Biotech, data science, AI/ML are also good bets. What's not a safe bet is generic "programmer" likely to be automated out of a job and salaries are likely to crash when there's an oversupply of lower-skilled talent. Most programming will become trivial or eliminated by automation, as is already beginning to happen with AI code completion.
Half of the trading quants on my team are physics/math PhDs. Very few econ/finance degrees. Not that there are an ocean of these jobs available, and these are probably outliers compared to the 95%+ of people graduating with those degrees, but it is still a data point.
For a simple example, pretty much all of the PhD students could get a quantitatively oriented job with "analyst" in the title (why is the kid with an econ degree working a call center job?!?). That requires nothing besides telling students where to look.
For private sector data science gigs programs need to typically do a better job with training programming skills, but many govt research positions and think tanks they will be qualified for as is.

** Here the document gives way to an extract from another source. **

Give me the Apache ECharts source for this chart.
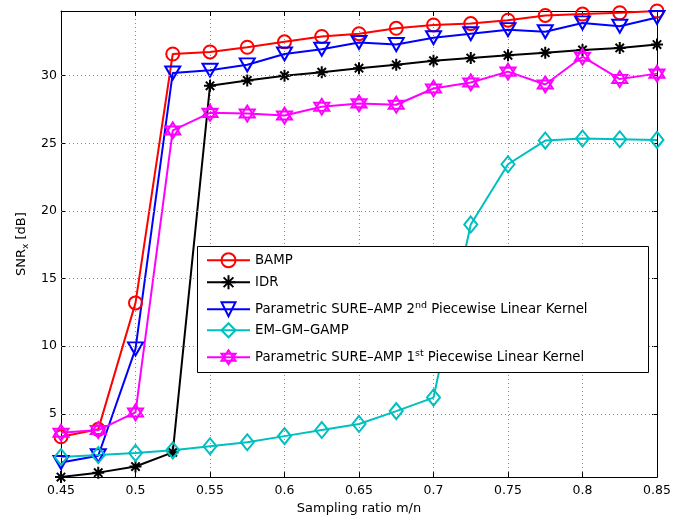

Likely the case students can independently pursue projects that make them better qualified for data science positions or take courses already available in other departments at Bloomington to make up for gaps in the current PoliSci curriculum.
Does a political science degree actually indicate a similar quantifiable increase in capability beyond just having more writing experience? I don't know much about what professional political scientists do so perhaps someone can enlighten me.